Tom Branson had made it clear to everyone that he was not going to attend the concert for the injured soldiers. He claimed it was because he simply couldn't support anyone who fought for the crown, even though all the staff already knew about his infatuation with Lady Sybil. No one said anything, at least not to him, about it and he planned to sit in his tiny cottage and write a few letters home. He'd been meaning to ask his mam something, anyways.

In the end, Anna makes him go. Anna, and the nettling desire to see her. He's perfectly aware that she won't say anything to him and that he'll spend the few hours wallowing in the corner. But he convinces himself that he can have fun with his friends and without Sybil, so he allows himself to be pulled into Lord Grantham's magnificently large library.

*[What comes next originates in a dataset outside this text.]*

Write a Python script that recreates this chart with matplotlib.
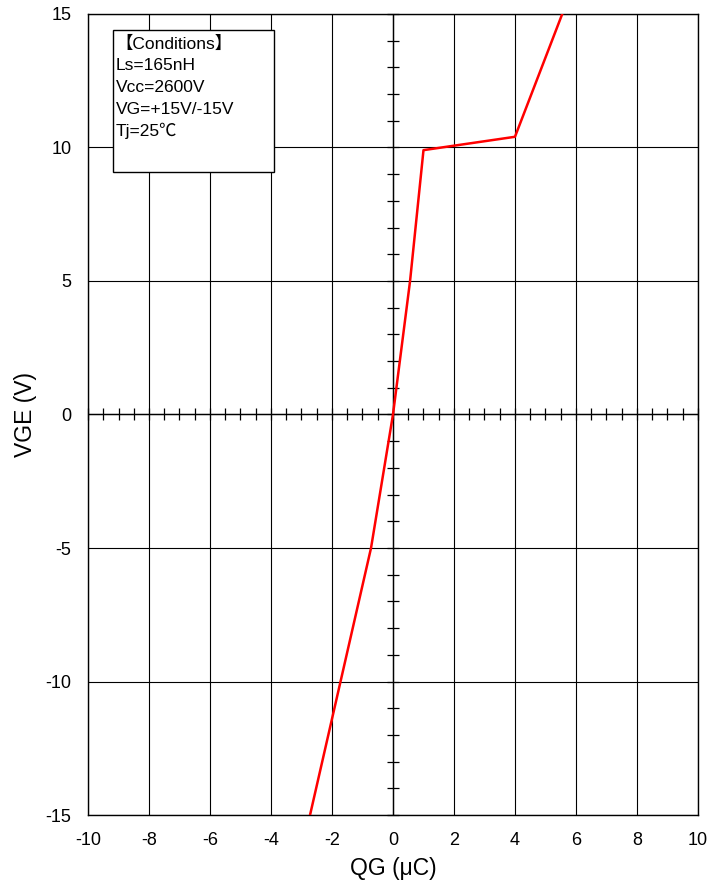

Once, he'd been free to peruse through the volumes at his leisure, but after the count in Ripon, he couldn't risk meeting the Earl and feeling his hateful, cold glare on his back.

At the front of the room, Mary is cracking a joke about her and Edith's volatile relationship, one that elicits chuckles from the men in the audience who have known the sisters for a while. The music starts and everyone falls silent as a shaky, just-barely-in-tune voice drifts out of the oldest sister. It's the new Nurse Crawley that Tom pays attention to, though. He wonders if she cares that he's there, or if she notices that he's slowly inching over to her, almost closing the space between them. (Only literally, of course. It would be impossible to bridge their social gap neatly.)

She's directly in front of him now - so close that he can smell bitter medicine on her hands. Hands that he wants to kiss, hands that he wants to have, hands that he wants to hold. He doesn't expect her to let him, though. Not really. She sways gently in time to the music, and he remembers that she isn't a bad dancer. One day he'll be able to dance with her outside of the servant's ball, he tells himself. As voices chime into join Mary's, he concentrates on her soft humming. It's lyrical and entrancing. She has more talent than her sister, in his opinion. (Then again, he isn't exactly a disinterested party.)

The music comes clanging to a halt suddenly, forcing Tom to look away from Lady Sybil and recognize that Mr. Crawley has returned with William. He vaguely feels some happiness that they survived, only to have it consumed with a hot, raging jealousy he's never known before. He's been angry, sure. He even wished a member of Parliament dead once. But none of it compares with the furor of emotions when he sees how Mary's face lights up. Why does she get her happy ending? She deserves it the least out of all of them. Even Edith has done something to cheer the soldiers up, and Sybil has surrendered her entire life to nursing. So what makes the eldest Crawley get her prince back, safe and sound? He doesn't know how to calm the swirling pit of feeling within him: Love, for Sybil because she is so perfectly passionate and her eyes are so hypnotizing. Hate, for the same reasons. Sadness, because he wants so many things he knows he can't have. Anger, because he knows he deserves them. Confusion, because he thought falling in love involved two people but it now seems like he is alone in this.

The song picks up again, this time as a duet, and he distracts himself from his sudden loathing by staring at her. She looks so blissfully happy for her sister that it breaks his heart. She is selfless, feels everything for everyone, that she will not allow herself to feel anything on her own. He knows this is why she hasn't returned his declaration of love, he just knows it.

She looks breathtaking when she is that pleased. Her blue eyes sparkle, her lips draw themselves into the hugest grin imaginable, and her cheeks flush with joy. Her cascades of mahogany hair are tucked into her nurse's habit, but he can see their soft curl shaping the stiff fabric. It is like their love, he muses to himself. Hidden, but noticeable. Unlike her nurse's habit, though, the mask of indifference she hides her emotions with does not belong there. It doesn't belong because she belongs with him, in Ireland, and because she said she didn't care what her parents and peers thought of her. Her denial of their relationship proves that she cares very much indeed. It matters to her that she have a home to return to and a family to embrace her. It has become a part of her, so that she doesn't even realize it. Now, her mind is simply combating the idea of change.

He wants to tell her that he feels the same way. His family certainly won't be pleased if he elopes with the daughter of his employer. They are alike in that respect. They are alike in many respects, really. Both idealistic rebels, both stubborn, both fierce.

The only difference is she can see a future without him, while he cannot see one without her.